**EXERCISE DESCRIPTION**
Transcribe the records below from the first line to the line that includes "(0,0) rectangle (737,841);", inclusive, and omit the pictures.

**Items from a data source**

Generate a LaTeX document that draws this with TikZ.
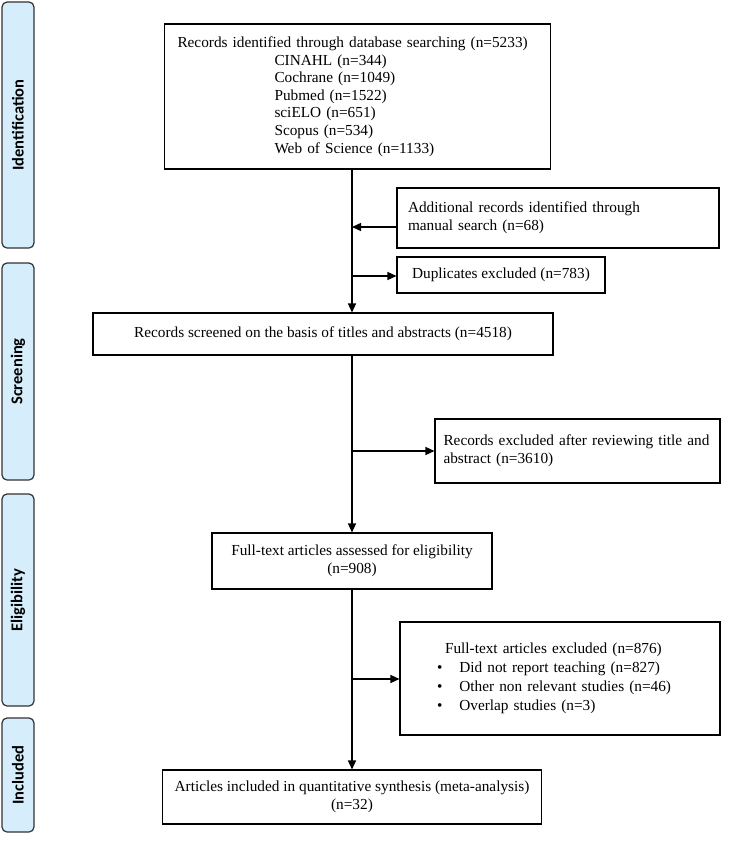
\documentclass[tikz,border=0pt]{standalone}
\usepackage{fontspec}
\setmainfont{Liberation Serif}
\newfontfamily\sidefont{Carlito}
\usetikzlibrary{arrows.meta}
\definecolor{sidefill}{RGB}{214,237,252}
\definecolor{sideline}{RGB}{50,50,50}
\begin{document}
\begin{tikzpicture}[x=1pt,y=-1pt,
  every node/.style={font=\fontsize{15.3}{17.6}\selectfont},
  box/.style={draw=black,line width=1.1pt,inner xsep=11pt,inner ysep=4pt},
  side/.style={draw=sideline,fill=sidefill,line width=1.2pt,rounded corners=5pt,
    minimum width=32pt,inner sep=0pt},
  sidelabel/.style={rotate=90,font=\sidefont\bfseries\fontsize{16.5}{18}\selectfont},
  conn/.style={line width=1.4pt,-{Triangle[length=9pt,width=8pt]}}]
\useasboundingbox (0,0) rectangle (737,841);

% side phases
\node[side,minimum height=246pt] (sid) at (18,125) {};
\node[sidelabel] (sidl) at (sid.center) {Identification};
\node[side,minimum height=217pt] (sscr) at (18,371.5) {};
\node[sidelabel] (sscrl) at (sscr.center) {Screening};
\node[side,minimum height=212pt] (selg) at (18,600) {};
\node[sidelabel] (selgl) at (selg.center) {Eligibility};
\node[side,minimum height=114pt] (sinc) at (18,775) {};
\node[sidelabel] (sincl) at (sinc.center) {Included};

% main boxes
\node[box,minimum width=381pt,minimum height=145pt,text width=360pt,align=left,inner xsep=13pt] (b1) at (357.5,96.5)
{Records identified through database searching (n=5233)\\
\hspace*{97pt}CINAHL (n=344)\\
\hspace*{97pt}Cochrane (n=1049)\\
\hspace*{97pt}Pubmed (n=1522)\\
\hspace*{97pt}sciELO (n=651)\\
\hspace*{97pt}Scopus (n=534)\\
\hspace*{97pt}Web of Science (n=1133)};

\node[box,minimum width=322pt,minimum height=60pt,text width=300pt,align=left] (add) at (558,218)
{Additional records identified through\\manual search (n=68)};

\node[box,minimum width=208pt,minimum height=36pt] (dup) at (501,275)
{Duplicates excluded (n=783)};

\node[box,minimum width=460pt,minimum height=42pt] (b2) at (323,334)
{Records screened on the basis of titles and abstracts (n=4518)};

\node[box,minimum width=285pt,minimum height=64pt,text width=276pt,inner xsep=4.5pt,align=left] (ex1) at (577.5,451)
{\hspace*{4pt}Records excluded after reviewing title and\\\hspace*{4pt}abstract (n=3610)};

\node[box,minimum width=280pt,minimum height=56pt,align=center] (b3) at (352,561)
{Full-text articles assessed for eligibility\\(n=908)};

\node[box,minimum width=320pt,minimum height=113pt,text width=298pt,align=left] (ex2) at (560,678.5)
{\hspace*{34pt}Full-text articles excluded (n=876)\\[1.2pt]
\hspace*{26pt}\textbullet\hspace{17pt}Did not report teaching (n=827)\\[1.2pt]
\hspace*{26pt}\textbullet\hspace{17pt}Other non relevant studies (n=46)\\[1.2pt]
\hspace*{26pt}\textbullet\hspace{17pt}Overlap studies (n=3)\\[4pt]};

\node[box,minimum width=300pt,minimum height=54pt,align=center,inner xsep=12pt] (b4) at (352,797)
{Articles included in quantitative synthesis (meta-analysis)\\(n=32)};

% connectors
\coordinate (jadd) at (352,227);
\coordinate (jdup) at (352,276);
\coordinate (jex1) at (352,451);
\coordinate (jex2) at (352,679);
\draw[conn] (b1.south -| jadd) -- (b2.north -| jadd);
\draw[conn] (add.west |- jadd) -- (jadd);
\draw[conn] (jdup) -- (dup.west |- jdup);
\draw[conn] (b2.south -| jex1) -- (b3.north -| jex1);
\draw[conn] (jex1) -- (ex1.west |- jex1);
\draw[conn] (b3.south -| jex2) -- (b4.north -| jex2);
\draw[conn] (jex2) -- (ex2.west |- jex2);
\end{tikzpicture}
\end{document}
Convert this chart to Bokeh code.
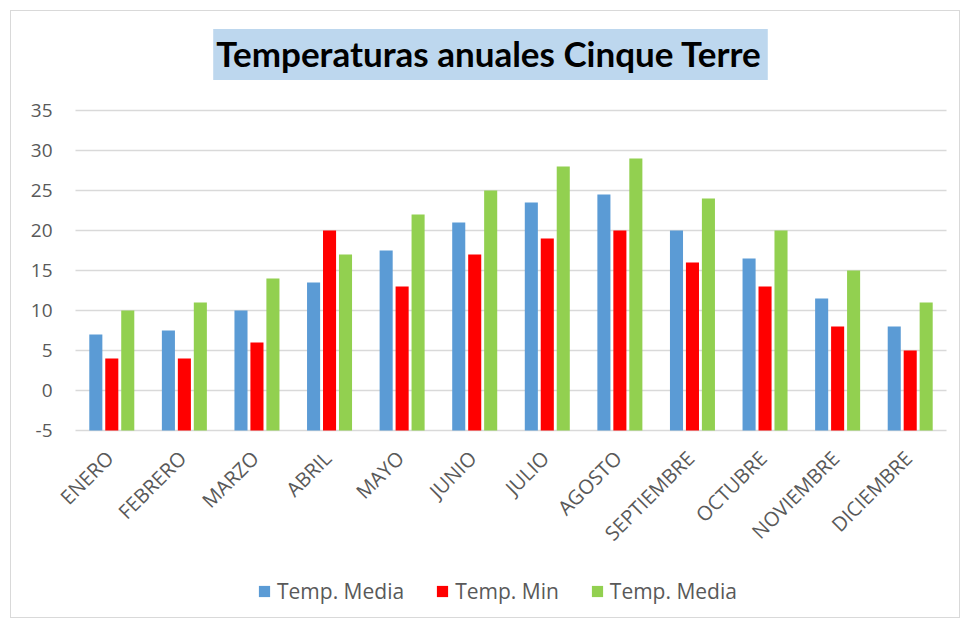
import math
from bokeh.plotting import figure
from bokeh.models import ColumnDataSource, Legend, LegendItem, Label
from bokeh.transform import dodge
from bokeh.core.properties import value
from bokeh.embed import file_html
from bokeh.resources import INLINE

months = ["ENERO", "FEBRERO", "MARZO", "ABRIL", "MAYO", "JUNIO", "JULIO",
          "AGOSTO", "SEPTIEMBRE", "OCTUBRE", "NOVIEMBRE", "DICIEMBRE"]
temp_media = [7, 7.5, 10, 13.5, 17.5, 21, 23.5, 24.5, 20, 16.5, 11.5, 8]
temp_min = [4, 4, 6, 20, 13, 17, 19, 20, 16, 13, 8, 5]
temp_max = [10, 11, 14, 17, 22, 25, 28, 29, 24, 20, 15, 11]
series_labels = ["Temp. Media", "Temp. Min", "Temp. Media"]
y_ticks = [-5, 0, 5, 10, 15, 20, 25, 30, 35]
title_text = "Temperaturas anuales Cinque Terre"
colors = ["#5B9BD5", "#FF0000", "#92D050"]

# layout (pixels)
W, H = 948, 606
PLOT_LEFT, PLOT_RIGHT = 64, 13
PX_PER_CAT = (W - PLOT_LEFT - PLOT_RIGHT) / len(months)
PX_PER_UNIT = 8
TOP_SPACE, BOTTOM_SPACE = 99, 187
y_min, y_max = y_ticks[0], y_ticks[-1]
y_lo = y_min - BOTTOM_SPACE / PX_PER_UNIT
y_hi = y_max + TOP_SPACE / PX_PER_UNIT
x_lo = -PLOT_LEFT / PX_PER_CAT
x_hi = len(months) + PLOT_RIGHT / PX_PER_CAT

n = len(months)
src = ColumnDataSource(dict(m=months, x=[i + 0.5 for i in range(n)],
                            a=temp_media, b=temp_min, c=temp_max, base=[y_min] * n))

p = figure(x_range=(x_lo, x_hi), y_range=(y_lo, y_hi),
           frame_width=W, frame_height=H,
           output_backend="svg", toolbar_location=None, title_location=None,
           x_axis_location=None, y_axis_location=None, min_border=0)
p.styles = {"border": "1px solid #D9D9D9", "margin-left": "10px", "margin-top": "10px"}
p.outline_line_color = None
p.grid.visible = False

# horizontal gridlines and value labels
grid_src = ColumnDataSource(dict(y=y_ticks, x0=[0] * len(y_ticks), x1=[n] * len(y_ticks),
                                 lab=[str(t) for t in y_ticks]))
p.segment(x0="x0", y0="y", x1="x1", y1="y", source=grid_src,
          line_color="#D9D9D9", line_width=1.5)
p.text(x="x0", y="y", text="lab", source=grid_src, x_offset=-23,
       text_align="right", text_baseline="middle",
       text_font=value("Open Sans"), text_font_size="19px", text_color="#595959")

rs = []
for key, off, col in zip(["a", "b", "c"], [-0.22, 0.0, 0.22], colors):
    r = p.vbar(x=dodge("x", off), top=key, bottom="base", width=0.18, source=src,
               fill_color=col, line_color=None)
    rs.append(r)

# month labels, rotated like a category axis
p.text(x="x", y="base", text="m", source=src, angle=math.pi / 4,
       text_align="right", text_baseline="middle", x_offset=-2, y_offset=24,
       text_font=value("Open Sans"), text_font_size="20px", text_color="#595959")

# title box
p.add_layout(Label(x=(490 - 75) / PX_PER_CAT, y=y_max + (110 - 54) / PX_PER_UNIT,
                   text=title_text, text_align="center",
                   text_baseline="middle", text_font="Lato", text_font_size="35px",
                   text_font_style="bold", text_color="#000000",
                   background_fill_color="#BDD7EE", padding=(3, 6, 3, 6)))

items = [LegendItem(label=lab, renderers=[r]) for lab, r in zip(series_labels, rs)]
legend = Legend(items=items, orientation="horizontal", location=(246, 12),
                label_text_font="Open Sans", label_text_font_size="21px",
                label_text_color="#595959", glyph_width=14, glyph_height=14,
                spacing=31, label_standoff=6, border_line_color=None,
                background_fill_alpha=0, padding=0, margin=0)
p.add_layout(legend, "center")

open("out.html", "w").write(file_html(p, INLINE))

**TASK RESPONSE**
Generate a LaTeX document that draws this with TikZ.
\documentclass[tikz,border=0pt]{standalone}
\usepackage{fontspec}
\setmainfont{Liberation Serif}
\newfontfamily\sidefont{Carlito}
\usetikzlibrary{arrows.meta}
\definecolor{sidefill}{RGB}{214,237,252}
\definecolor{sideline}{RGB}{50,50,50}
\begin{document}
\begin{tikzpicture}[x=1pt,y=-1pt,
  every node/.style={font=\fontsize{15.3}{17.6}\selectfont},
  box/.style={draw=black,line width=1.1pt,inner xsep=11pt,inner ysep=4pt},
  side/.style={draw=sideline,fill=sidefill,line width=1.2pt,rounded corners=5pt,
    minimum width=32pt,inner sep=0pt},
  sidelabel/.style={rotate=90,font=\sidefont\bfseries\fontsize{16.5}{18}\selectfont},
  conn/.style={line width=1.4pt,-{Triangle[length=9pt,width=8pt]}}]
\useasboundingbox (0,0) rectangle (737,841);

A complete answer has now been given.